**Given request:**
Write out again exactly the lines from the one containing "Write the matplotlib code for this chart." through the one containing "musk_k = [8.4, 24.5, 35.7, 42.7, 45.8]", both included, and omit the pictures.

=== Source data ===

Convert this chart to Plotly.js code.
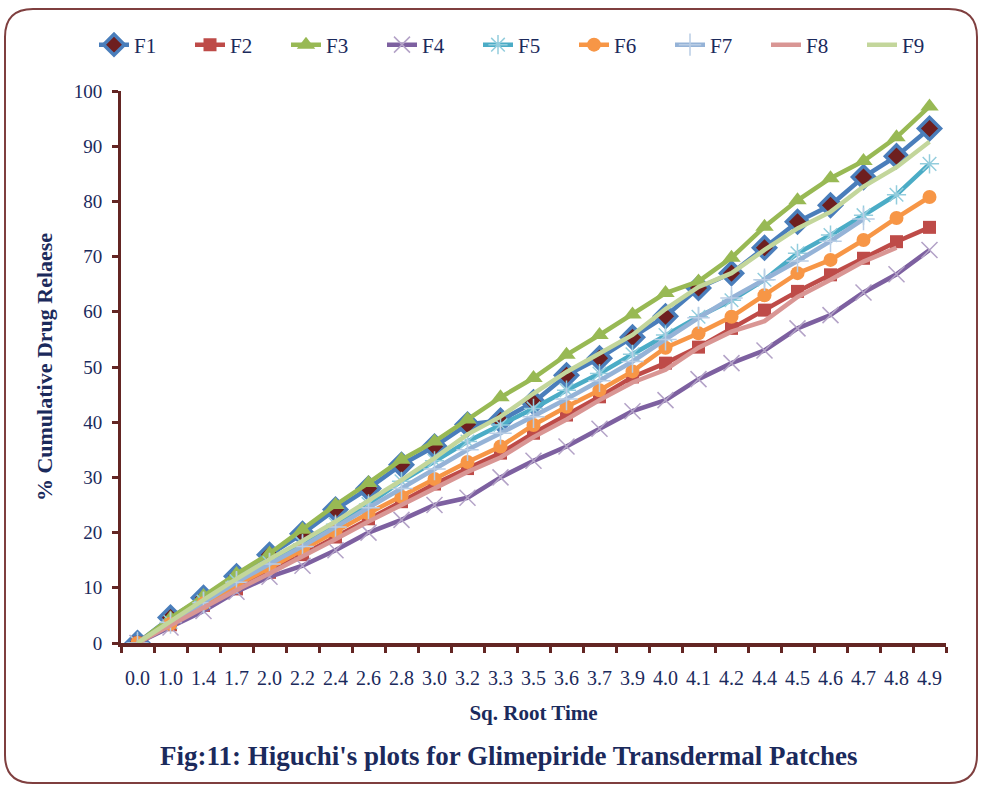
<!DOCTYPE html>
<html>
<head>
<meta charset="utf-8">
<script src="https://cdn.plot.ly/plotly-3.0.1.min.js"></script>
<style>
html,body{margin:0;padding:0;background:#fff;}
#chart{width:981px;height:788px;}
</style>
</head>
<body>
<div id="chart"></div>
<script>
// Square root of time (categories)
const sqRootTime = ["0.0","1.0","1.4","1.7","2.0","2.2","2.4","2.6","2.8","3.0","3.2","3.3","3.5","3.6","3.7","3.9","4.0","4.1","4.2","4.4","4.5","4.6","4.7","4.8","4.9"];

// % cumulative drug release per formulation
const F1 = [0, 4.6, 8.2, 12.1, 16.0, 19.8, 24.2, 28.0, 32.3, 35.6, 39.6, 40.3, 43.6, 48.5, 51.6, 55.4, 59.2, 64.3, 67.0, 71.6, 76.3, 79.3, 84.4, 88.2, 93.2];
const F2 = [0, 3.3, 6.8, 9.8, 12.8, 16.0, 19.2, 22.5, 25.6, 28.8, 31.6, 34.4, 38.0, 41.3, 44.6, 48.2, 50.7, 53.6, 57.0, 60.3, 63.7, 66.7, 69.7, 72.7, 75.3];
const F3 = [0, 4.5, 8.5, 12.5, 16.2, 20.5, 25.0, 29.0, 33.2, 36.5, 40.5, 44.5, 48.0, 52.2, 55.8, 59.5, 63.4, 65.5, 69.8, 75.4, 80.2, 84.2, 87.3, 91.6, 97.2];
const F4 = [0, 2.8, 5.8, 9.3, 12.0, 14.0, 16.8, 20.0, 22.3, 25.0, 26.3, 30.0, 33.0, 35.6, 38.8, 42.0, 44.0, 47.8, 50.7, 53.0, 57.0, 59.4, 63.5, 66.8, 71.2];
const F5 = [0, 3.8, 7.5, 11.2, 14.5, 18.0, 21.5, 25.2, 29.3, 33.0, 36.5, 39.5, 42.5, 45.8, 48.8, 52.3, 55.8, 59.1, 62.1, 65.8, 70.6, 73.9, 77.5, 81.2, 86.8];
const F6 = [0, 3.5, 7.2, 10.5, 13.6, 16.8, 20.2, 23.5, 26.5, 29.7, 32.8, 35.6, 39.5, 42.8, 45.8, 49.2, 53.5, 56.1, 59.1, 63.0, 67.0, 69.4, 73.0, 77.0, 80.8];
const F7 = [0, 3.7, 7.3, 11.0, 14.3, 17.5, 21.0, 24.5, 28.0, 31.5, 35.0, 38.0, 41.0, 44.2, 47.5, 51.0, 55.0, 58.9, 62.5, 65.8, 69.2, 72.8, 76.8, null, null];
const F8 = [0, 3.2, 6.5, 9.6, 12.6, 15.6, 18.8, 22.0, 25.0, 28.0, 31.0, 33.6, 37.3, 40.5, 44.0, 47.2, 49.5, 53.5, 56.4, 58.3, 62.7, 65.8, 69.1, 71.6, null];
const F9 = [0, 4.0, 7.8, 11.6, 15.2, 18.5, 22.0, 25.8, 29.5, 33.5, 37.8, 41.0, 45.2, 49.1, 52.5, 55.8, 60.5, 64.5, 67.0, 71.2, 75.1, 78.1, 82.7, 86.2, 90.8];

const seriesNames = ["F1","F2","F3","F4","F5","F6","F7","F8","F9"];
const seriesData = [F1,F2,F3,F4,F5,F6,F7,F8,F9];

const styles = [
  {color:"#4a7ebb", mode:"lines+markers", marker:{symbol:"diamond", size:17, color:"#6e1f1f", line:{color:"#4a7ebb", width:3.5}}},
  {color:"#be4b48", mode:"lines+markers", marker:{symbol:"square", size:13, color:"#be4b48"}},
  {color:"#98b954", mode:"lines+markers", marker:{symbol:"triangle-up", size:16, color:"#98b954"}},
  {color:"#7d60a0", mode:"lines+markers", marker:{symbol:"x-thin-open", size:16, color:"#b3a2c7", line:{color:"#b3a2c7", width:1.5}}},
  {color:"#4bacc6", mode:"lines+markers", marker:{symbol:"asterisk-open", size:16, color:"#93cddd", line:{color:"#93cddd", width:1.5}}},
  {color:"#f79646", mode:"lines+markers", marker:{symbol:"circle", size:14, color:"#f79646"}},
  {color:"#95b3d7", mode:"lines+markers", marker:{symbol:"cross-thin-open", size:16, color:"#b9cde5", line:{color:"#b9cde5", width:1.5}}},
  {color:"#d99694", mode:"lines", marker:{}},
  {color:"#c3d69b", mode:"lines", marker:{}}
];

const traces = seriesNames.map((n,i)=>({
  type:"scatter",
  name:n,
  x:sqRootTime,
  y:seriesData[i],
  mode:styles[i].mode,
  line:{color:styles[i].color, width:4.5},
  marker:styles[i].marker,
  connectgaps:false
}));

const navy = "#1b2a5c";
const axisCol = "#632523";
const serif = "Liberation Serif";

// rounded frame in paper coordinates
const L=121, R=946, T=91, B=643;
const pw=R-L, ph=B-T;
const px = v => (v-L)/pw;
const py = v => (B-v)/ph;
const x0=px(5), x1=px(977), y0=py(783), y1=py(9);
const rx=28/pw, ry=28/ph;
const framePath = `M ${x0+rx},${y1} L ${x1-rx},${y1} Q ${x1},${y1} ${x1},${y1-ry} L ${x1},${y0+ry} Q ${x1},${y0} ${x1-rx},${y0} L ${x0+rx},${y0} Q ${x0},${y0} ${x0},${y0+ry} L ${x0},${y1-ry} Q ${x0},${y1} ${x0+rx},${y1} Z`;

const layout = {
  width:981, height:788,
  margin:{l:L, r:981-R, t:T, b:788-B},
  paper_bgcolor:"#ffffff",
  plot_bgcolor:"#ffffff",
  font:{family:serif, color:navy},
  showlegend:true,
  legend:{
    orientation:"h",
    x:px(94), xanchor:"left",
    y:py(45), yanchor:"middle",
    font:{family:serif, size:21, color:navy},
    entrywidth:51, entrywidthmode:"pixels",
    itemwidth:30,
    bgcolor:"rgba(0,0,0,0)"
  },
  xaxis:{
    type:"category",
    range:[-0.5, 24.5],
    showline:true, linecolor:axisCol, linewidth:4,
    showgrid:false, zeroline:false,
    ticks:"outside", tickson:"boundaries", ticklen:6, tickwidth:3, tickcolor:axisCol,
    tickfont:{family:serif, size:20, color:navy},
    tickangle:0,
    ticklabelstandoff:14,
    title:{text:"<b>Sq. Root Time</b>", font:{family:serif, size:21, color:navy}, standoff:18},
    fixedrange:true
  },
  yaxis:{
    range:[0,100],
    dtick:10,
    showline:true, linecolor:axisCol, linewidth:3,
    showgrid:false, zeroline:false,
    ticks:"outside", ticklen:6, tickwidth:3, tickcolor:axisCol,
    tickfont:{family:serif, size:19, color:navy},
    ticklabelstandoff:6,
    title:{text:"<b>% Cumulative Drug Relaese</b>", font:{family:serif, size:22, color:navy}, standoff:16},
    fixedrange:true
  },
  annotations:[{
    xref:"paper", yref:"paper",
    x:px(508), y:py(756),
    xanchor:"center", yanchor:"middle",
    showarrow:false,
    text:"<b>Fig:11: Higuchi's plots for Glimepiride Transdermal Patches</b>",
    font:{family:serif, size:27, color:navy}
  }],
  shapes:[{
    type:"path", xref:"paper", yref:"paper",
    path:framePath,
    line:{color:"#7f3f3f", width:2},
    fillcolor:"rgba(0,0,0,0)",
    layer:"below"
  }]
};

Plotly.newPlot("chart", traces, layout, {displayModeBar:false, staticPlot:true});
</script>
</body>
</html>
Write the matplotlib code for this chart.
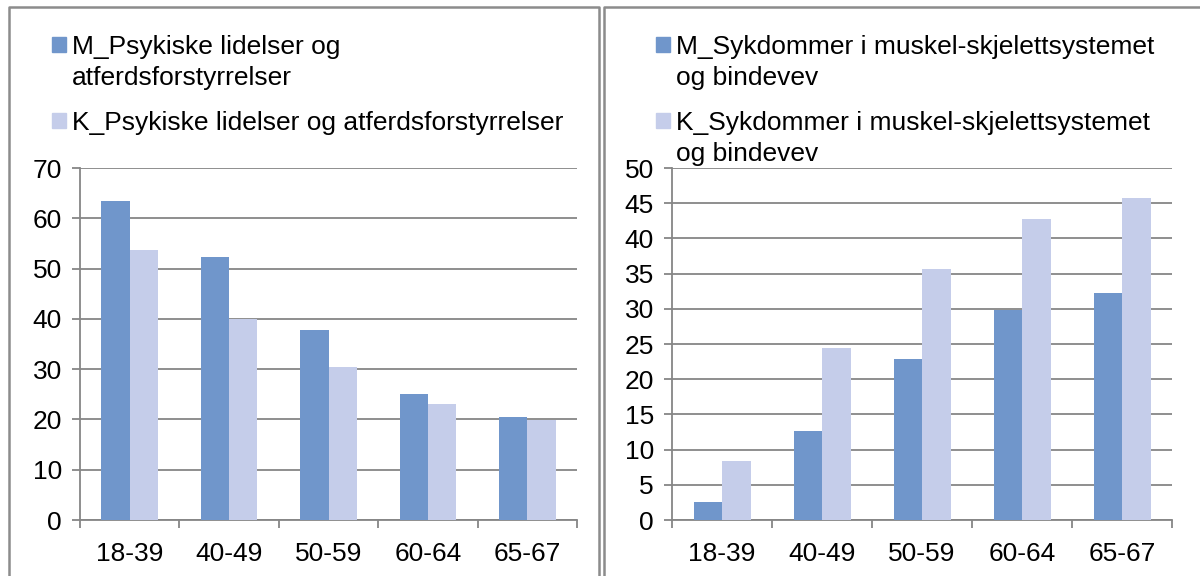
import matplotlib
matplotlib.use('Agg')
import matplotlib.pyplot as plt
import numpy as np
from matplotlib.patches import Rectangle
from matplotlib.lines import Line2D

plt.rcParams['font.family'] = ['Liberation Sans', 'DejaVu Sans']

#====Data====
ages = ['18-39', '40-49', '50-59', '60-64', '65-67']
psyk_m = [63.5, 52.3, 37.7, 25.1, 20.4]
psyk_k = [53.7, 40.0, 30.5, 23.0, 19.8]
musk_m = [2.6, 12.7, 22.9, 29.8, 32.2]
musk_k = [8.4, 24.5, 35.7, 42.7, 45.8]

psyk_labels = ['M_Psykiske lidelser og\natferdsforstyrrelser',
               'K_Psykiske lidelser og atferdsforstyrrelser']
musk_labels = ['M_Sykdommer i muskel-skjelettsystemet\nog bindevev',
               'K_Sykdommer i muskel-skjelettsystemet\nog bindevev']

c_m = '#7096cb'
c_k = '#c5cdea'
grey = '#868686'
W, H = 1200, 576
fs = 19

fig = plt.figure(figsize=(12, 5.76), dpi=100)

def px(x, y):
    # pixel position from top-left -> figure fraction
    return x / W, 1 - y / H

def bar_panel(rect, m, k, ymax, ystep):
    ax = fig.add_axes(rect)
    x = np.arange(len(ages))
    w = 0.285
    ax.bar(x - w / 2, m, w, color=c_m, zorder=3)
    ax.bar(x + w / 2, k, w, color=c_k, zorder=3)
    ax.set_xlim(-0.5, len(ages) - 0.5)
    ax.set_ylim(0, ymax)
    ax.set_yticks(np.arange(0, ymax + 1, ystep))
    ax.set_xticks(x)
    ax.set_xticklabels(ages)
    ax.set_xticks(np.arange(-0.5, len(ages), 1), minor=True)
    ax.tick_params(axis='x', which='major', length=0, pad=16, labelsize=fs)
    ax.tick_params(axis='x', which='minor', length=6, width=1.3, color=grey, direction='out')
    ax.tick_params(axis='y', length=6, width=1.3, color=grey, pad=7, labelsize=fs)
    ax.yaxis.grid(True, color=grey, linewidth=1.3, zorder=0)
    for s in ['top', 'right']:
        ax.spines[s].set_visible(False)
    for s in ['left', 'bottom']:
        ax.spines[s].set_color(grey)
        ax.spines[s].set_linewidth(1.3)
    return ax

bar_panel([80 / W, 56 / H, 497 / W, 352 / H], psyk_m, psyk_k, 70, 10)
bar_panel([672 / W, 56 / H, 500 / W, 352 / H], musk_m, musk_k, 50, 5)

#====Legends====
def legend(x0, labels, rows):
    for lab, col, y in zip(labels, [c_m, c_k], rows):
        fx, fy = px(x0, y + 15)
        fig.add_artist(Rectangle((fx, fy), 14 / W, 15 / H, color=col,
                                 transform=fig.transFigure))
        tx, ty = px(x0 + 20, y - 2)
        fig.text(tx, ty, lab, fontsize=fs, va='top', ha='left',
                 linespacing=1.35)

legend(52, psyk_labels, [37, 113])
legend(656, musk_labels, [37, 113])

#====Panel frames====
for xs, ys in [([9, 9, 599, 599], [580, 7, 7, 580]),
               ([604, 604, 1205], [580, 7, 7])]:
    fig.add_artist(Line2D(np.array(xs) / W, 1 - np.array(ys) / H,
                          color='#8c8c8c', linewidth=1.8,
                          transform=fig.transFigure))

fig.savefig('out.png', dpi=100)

===

**Solution for this task:**
Write the matplotlib code for this chart.
import matplotlib
matplotlib.use('Agg')
import matplotlib.pyplot as plt
import numpy as np
from matplotlib.patches import Rectangle
from matplotlib.lines import Line2D

plt.rcParams['font.family'] = ['Liberation Sans', 'DejaVu Sans']

#====Data====
ages = ['18-39', '40-49', '50-59', '60-64', '65-67']
psyk_m = [63.5, 52.3, 37.7, 25.1, 20.4]
psyk_k = [53.7, 40.0, 30.5, 23.0, 19.8]
musk_m = [2.6, 12.7, 22.9, 29.8, 32.2]
musk_k = [8.4, 24.5, 35.7, 42.7, 45.8]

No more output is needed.